Intermodal Transport Control System
On-time, reliable operations and attractive travel speeds are key performance indicators that stand for high-quality public transport.
Intermodal transport control systems (ITCS) make a significant contribution to the performance of the transport system, helping to maintain and improve the quality of service experienced by the passengers.
The most important ITCS functions are:
- the control of communications and the transmission of information between the vehicle and the control centre,
- computerised vehicle operations (e.g. acceleration by switching light signals; ensuring smooth connections; preventing or limiting external disruptions to service through stoppages, congestion or temporary construction sites; minimising the impacts of unavoidable deviations from the timetable),
- and the provision of up-to-date passenger information in trains, in buses, at stations, to mobile devices and on the internet.
In many cases analogue operating and trunked radio systems are still in use, but there is also a growing move towards digital systems (e.g. TETRA, Tetrapol) and public wireless communication systems (Global System for Mobile Communications - GSM).

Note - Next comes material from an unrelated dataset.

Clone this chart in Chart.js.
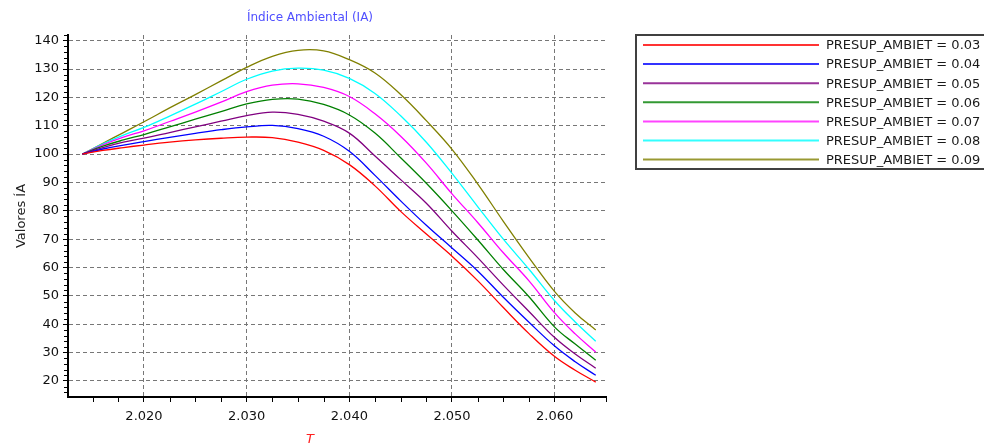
<!DOCTYPE html>
<html>
<head>
<meta charset="utf-8">
<script src="https://cdn.jsdelivr.net/npm/chart.js@4.4.1/dist/chart.umd.min.js"></script>
<style>
  html, body { margin: 0; padding: 0; background: #ffffff; }
</style>
</head>
<body>
<canvas id="ia-chart" width="984" height="446"></canvas>
<script>
var tValues = [2.014, 2.016, 2.018, 2.020, 2.0225, 2.025, 2.0275, 2.030, 2.0325, 2.035, 2.0375,
               2.040, 2.0425, 2.045, 2.0475, 2.050, 2.0525, 2.055, 2.0575, 2.060, 2.062, 2.064];

var seriesLabels = ['PRESUP_AMBIET = 0.03', 'PRESUP_AMBIET = 0.04', 'PRESUP_AMBIET = 0.05',
                    'PRESUP_AMBIET = 0.06', 'PRESUP_AMBIET = 0.07', 'PRESUP_AMBIET = 0.08',
                    'PRESUP_AMBIET = 0.09'];

var ia003 = [100, 101.3, 102.3, 103.2, 104.2, 105.0, 105.6, 106.0, 105.8, 104.2, 101.3,
             96.3, 88.8, 79.8, 71.8, 64.0, 55.4, 45.9, 36.7, 28.6, 23.8, 19.6];
var ia004 = [100, 101.8, 103.2, 104.4, 105.9, 107.3, 108.6, 109.6, 110.1, 109.0, 106.3,
             101.0, 92.5, 83.5, 74.9, 66.9, 58.8, 49.5, 40.7, 32.3, 26.8, 22.0];
var ia005 = [100, 102.3, 104.2, 105.6, 107.6, 109.6, 111.6, 113.6, 114.8, 114.0, 111.6,
             107.4, 99.3, 91.0, 82.7, 72.8, 63.5, 53.8, 44.5, 35.3, 29.5, 24.5];
var ia006 = [100, 102.8, 105.0, 106.9, 109.6, 112.3, 115.0, 117.7, 119.3, 119.4, 117.5,
             113.8, 107.4, 98.7, 89.7, 80.0, 69.8, 59.3, 49.7, 39.0, 33.0, 27.3];
var ia007 = [100, 103.3, 106.0, 108.2, 111.5, 114.8, 118.3, 122.0, 124.3, 124.8, 123.5,
             120.3, 114.2, 106.3, 96.8, 86.0, 75.9, 65.2, 55.3, 44.0, 36.6, 30.2];
var ia008 = [100, 103.6, 106.7, 109.4, 113.4, 117.6, 122.0, 126.4, 129.3, 130.3, 129.6,
             126.7, 121.4, 113.5, 104.2, 93.2, 81.5, 70.0, 59.4, 48.3, 40.8, 34.0];
var ia009 = [100, 103.8, 107.6, 111.4, 116.3, 121.0, 125.8, 130.6, 134.5, 136.6, 136.4,
             133.3, 128.6, 121.0, 111.8, 101.7, 89.5, 76.3, 63.5, 51.5, 44.0, 38.0];

var allSeries = [ia003, ia004, ia005, ia006, ia007, ia008, ia009];
var lineColors = ['#ff0000', '#0000ff', '#800080', '#008000', '#ff00ff', '#00ffff', '#808000'];
var legendColors = ['#ff3333', '#3333ff', '#993399', '#339933', '#ff44ff', '#33ffff', '#999933'];

var FONT = '"DejaVu Sans", Verdana, sans-serif';

function toPoints(vals) {
  var pts = [];
  for (var i = 0; i < tValues.length; i++) {
    pts.push({x: tValues[i], y: vals[i]});
  }
  return pts;
}

var datasets = [];
for (var i = 0; i < allSeries.length; i++) {
  datasets.push({
    label: seriesLabels[i],
    data: toPoints(allSeries[i]),
    borderColor: lineColors[i],
    borderWidth: 1.3,
    pointRadius: 0,
    fill: false,
    tension: 0.4
  });
}

// minor ticks, titles and the boxed legend on the right
var extras = {
  id: 'extras',
  afterDraw: function(chart) {
    var ctx = chart.ctx, a = chart.chartArea;
    var xs = chart.scales.x, ys = chart.scales.y;
    ctx.save();
    ctx.strokeStyle = '#000';
    ctx.lineWidth = 1;
    ctx.beginPath();
    for (var v = 16; v <= 142; v += 2) {
      if (v % 10 === 0) continue;
      var py = Math.round(ys.getPixelForValue(v)) + 0.5;
      ctx.moveTo(a.left - 4, py);
      ctx.lineTo(a.left - 1, py);
    }
    for (var k = 6; k <= 26; k++) {
      if (k % 4 === 0) continue;
      var px = Math.round(xs.getPixelForValue(2 + k * 0.0025)) + 0.5;
      ctx.moveTo(px, a.bottom + 1);
      ctx.lineTo(px, a.bottom + 5);
    }
    ctx.stroke();

    ctx.textAlign = 'center';
    ctx.textBaseline = 'middle';
    ctx.fillStyle = '#4f4fff';
    ctx.font = '12px ' + FONT;
    ctx.fillText('Índice Ambiental (IA)', 310, 18);
    ctx.fillStyle = '#ff2020';
    ctx.font = 'italic 13px ' + FONT;
    ctx.fillText('T', 310, 440);

    ctx.strokeStyle = '#404040';
    ctx.lineWidth = 2;
    ctx.strokeRect(636, 35, 360, 134);
    ctx.textAlign = 'left';
    ctx.font = '13px ' + FONT;
    ctx.fillStyle = '#1a1a1a';
    for (var j = 0; j < chart.data.datasets.length; j++) {
      var ly = 45 + j * 19.1;
      ctx.strokeStyle = legendColors[j];
      ctx.beginPath();
      ctx.moveTo(643, ly);
      ctx.lineTo(819, ly);
      ctx.stroke();
      ctx.fillText(chart.data.datasets[j].label, 826, ly + 1);
    }
    ctx.restore();
  }
};

var ctx = document.getElementById('ia-chart').getContext('2d');
var iaChart = new Chart(ctx, {
  type: 'line',
  data: {datasets: datasets},
  options: {
    responsive: false,
    animation: false,
    devicePixelRatio: 1,
    layout: {padding: {top: 35, right: 378, bottom: 0, left: 0}},
    plugins: {
      legend: {display: false},
      title: {display: false},
      tooltip: {enabled: false}
    },
    scales: {
      x: {
        type: 'linear',
        min: 2.0126,
        max: 2.065,
        afterFit: function(s) { s.height = 49; },
        ticks: {
          stepSize: 0.01,
          includeBounds: false,
          padding: 7,
          color: '#111',
          font: {family: FONT, size: 13},
          callback: function(v) { return v.toFixed(3); }
        },
        grid: {color: '#777777', tickColor: '#000', tickLength: 5},
        border: {color: '#000', width: 2, dash: [4, 3]}
      },
      y: {
        min: 14.35,
        max: 142,
        afterFit: function(s) { s.width = 68; },
        ticks: {
          stepSize: 10,
          includeBounds: false,
          padding: 4,
          color: '#111',
          font: {family: FONT, size: 13}
        },
        grid: {color: '#777777', tickColor: '#000', tickLength: 5},
        border: {color: '#000', width: 2, dash: [4, 3]},
        title: {
          display: true,
          text: 'Valores ÍA',
          color: '#222',
          font: {family: FONT, size: 13},
          padding: {top: 14, bottom: 0}
        }
      }
    }
  },
  plugins: [extras]
});
</script>
</body>
</html>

However, another key aspect of ITCS, location tracking of vehicles in the network, is primarily done using radio data transmission – logical localisation on a defined route or physical localisation using a public positioning system such as GPS (Global Positioning System), radio beacons (infrared or inductive) or a combination of both.
This provides the dispatchers at the control centre with fast, accurate, relevant information on the current operating conditions on different transit lines, allowing them to ensure smooth connections using measures including the implementation of computerised solutions across transport operations.
The vehicles have positioning systems, driver terminals, on-board computers, controls e.g. for light signal systems, passenger information displays and public address systems, ticket stamping machines, machines for selling and printing tickets, and even terminals for electronic payment and fare management systems – automatized control of these numerous devices makes the jobs of on-board personnel much easier.
The data collected and stored by the ITCS not only help operations to run better and more smoothly, but can also be used for long-term analyses, e.g. periodic optimisation of timetables using mathematical and statistical methodologies; rationalisation of transport-related responsibilities; and statistical analysis for financial controlling, quality management, etc. And, perhaps most importantly for passengers, it offers real-time travel information.